No era el Gregorio que buscaban y lo negó con certeza, pero los rebeldes no le creyeron y lo lanzaron con violencia al suelo, profirieron improperios y acusaciones frente a su esposa y dos niños. No valieron negativas ni ruegos. En el piso y boca abajo acabó su vida con varios disparos, dijeron después familiares.
Maximiliano o Maxi como siempre le llamamos a aquel niño blanco, rubio y regordete en la foto de su bautizo a los ocho meses de edad, nació con problemas psicomotrices. Sus dificultades para desarrollarse las compensaba con irradiación de amor y entusiasmo por la vida.

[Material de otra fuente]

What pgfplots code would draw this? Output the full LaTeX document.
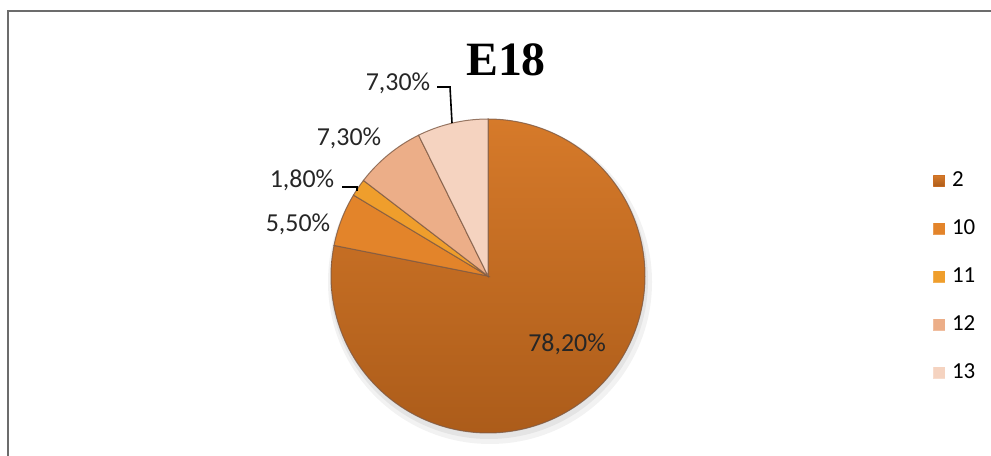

Jamás estudió, ni aprendió a hacer nada. Ya adulto vagaba y visitaba familiares o amigos. Simplemente se subía a los autobuses y no pagaba. Las primeras veces conductores o cobradores le cobraban el pasaje, pero no les hacía caso, comprendieron. Algunos fueron sus amigos.
Iba a las fiestas que amenizaban orquestas o bandas populares en la antigua Feria Internacional, tampoco pagaba. Decía ser amigo de René Alonso “Pura Uva” y sobrino de Arnoldo Flores, el director de la famosa orquesta vicentina por los vínculos familiares con los Barrera. Ellos sabían de él y sus andanzas, su gusto y amor por la cumbia por lo que siempre entraba gratis.
Luego le gustó involucrarse en actividades políticas del partido Fmln y acudía a sus mítines y otras actividades. Un domingo 7 de julio de 2014 asistió a una actividad y al volver tarde a su casa se detuvo en una pupusería cercana al lugar en que residía, al lado de la colonia Delicias del norte de Mejicanos. Pidió un refresco y se sentó frente a una mesa desocupada.
Un viejo microbús se detuvo enfrente del merendero y se bajó un joven. Entró, lanzó una mirada al lugar y se dirigió a la mesa en la que Maxi tomaba su bebida. Sacó una pistola y a quemarropa le hizo cinco disparos al rostro. Seguro lo vio con sus ojos claros y perturbados. No se movió más, su cabeza se dobló hacia adelante y el cuerpo inerte sobre la mesa ante el espanto y pavor de los clientes dominicales, dijeron testigo del crimen.
Muchos presentes en el lugar le conocían y no entendieron por qué su crimen. Maxi tenía 45 años de edad, pero nunca pasó de su niñez.
A su velorio llegaron militantes y dirigentes del Fmln, algunos funcionarios del gobierno del expresidente Salvador Sánchez Cerén, entre ellos el ministro de Justicia y Seguridad Benito Lara. Él y otros prometieron que investigarían el alevoso crimen de una persona indefensa. Jamás se supo nada de quiénes o por qué lo mataron. Militantes de rojo hicieron guardia durante la noche en honor del que fuera su compañero.
La muerte de Maxi coincidió con el aumento de asesinatos de las pandillas contra personas discapacitadas y 2015 fue de récord luctuoso por la violencia. Lara fue separado del cargo en enero de 2016.
Felipa Pineda madre de Maxi, la joven campesina que aparece en el extremo izquierdo de la foto, murió a inicios de enero de 2012 a los 69 años y Maxi la lloró inconsolable. Los tres sobrevivientes: Ana Hilda está pensionada y reside en El Salvador, Ricardo Pineda, tío de Maxi y cuyo rostro juvenil aparece al fondo de la foto vive retirado en California y yo escribo esta historia.
La fotografía volvió al cajón de los recuerdos familiares, pero dejó impresiones como la de Larry: “con mi madre nos reímos que vos bien cipote fuiste protagonista en la foto.”